Kate Lynne Love (née Bock; 30 January 1988) is a Canadian model. She is known for her appearances in the Sports Illustrated Swimsuit Issue since 2013. In 2020, she appeared on the cover, alongside Olivia Culpo and Jasmine Sanders.

== Early life ==
Bock was born in Vancouver. She studied at a French immersion school in Canada and speaks fluent French. Growing up in Canada, she was into sports, including swimming, soccer, baseball and field hockey. Bock is Jewish.

== Career ==
Bock was discovered aged 12 at a local swimming pool in Vancouver. She subsequently signed a modeling contract and traveled to Santa Barbara to shoot for Abercrombie Kids. At age 18, she moved to Paris.

Bock appeared in numerous magazines such as Germany's Vogue, Hungary's Glamour and Italy's Elle. She has been featured in magazine covers of the US' Ocean Drive and Fitness, Australia's Grazia, UK's Glow, Canada's Elle and Maxim.

She has been featured in advertisements by a number of major brands including Victoria's Secret, Guess, Brooks Brothers, L'Oréal, Kérastase, Banana Republic and Ralph Lauren. In 2011, Bock appeared as a character parodying Elvira Hancock in the music video for the song "Jack Sparrow" by comedy troupe The Lonely Island.

In December 2021, Bock launched a swimwear capsule collection with Australian brand Bond-Eye, which included five styles. She has also designed a jewelry line called Cattura.

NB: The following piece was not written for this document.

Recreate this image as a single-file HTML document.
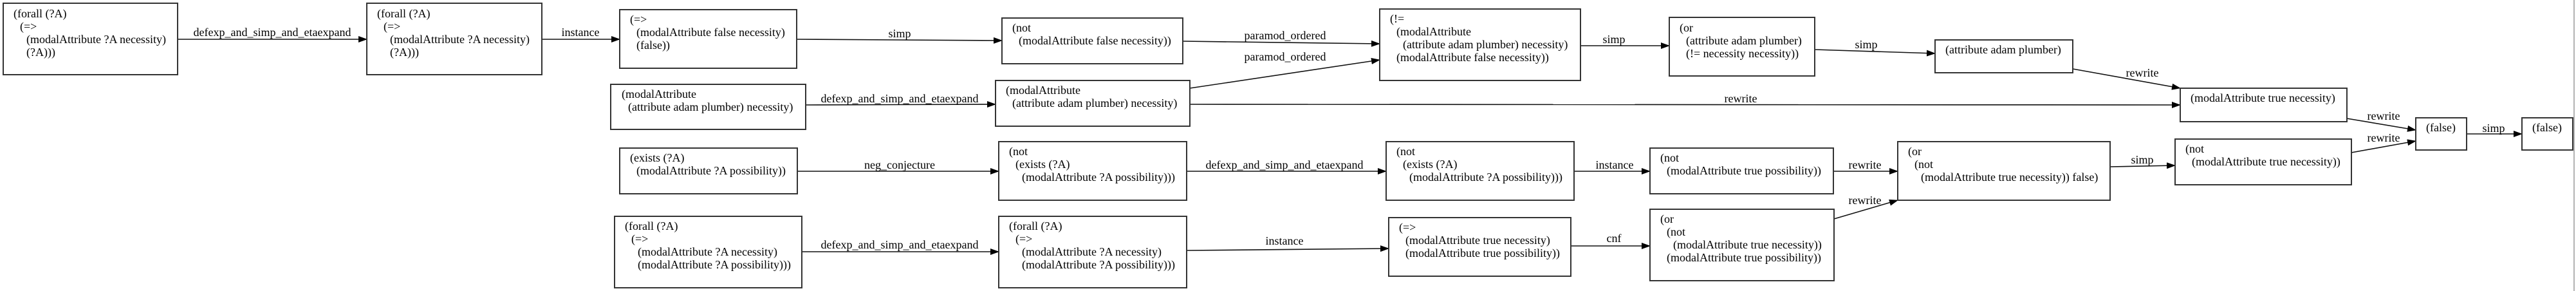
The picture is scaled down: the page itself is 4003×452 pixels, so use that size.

In 2021, she started working as a chief brand officer for hard sparkling water brand Pompette and a creative consultant for the shopping application Verishop.

== Personal life ==
Bock had been dating professional basketball player Kevin Love for "nearly five years" in 2020, before her engagement with him on 31 January 2021. They got married in late June 2022 at the New York Public Library, with the wedding theme inspired by The Great Gatsby. In June 2023, Bock gave birth to the couple's first child, during the 2023 NBA Finals. They have 2 daughters, James and Leighton.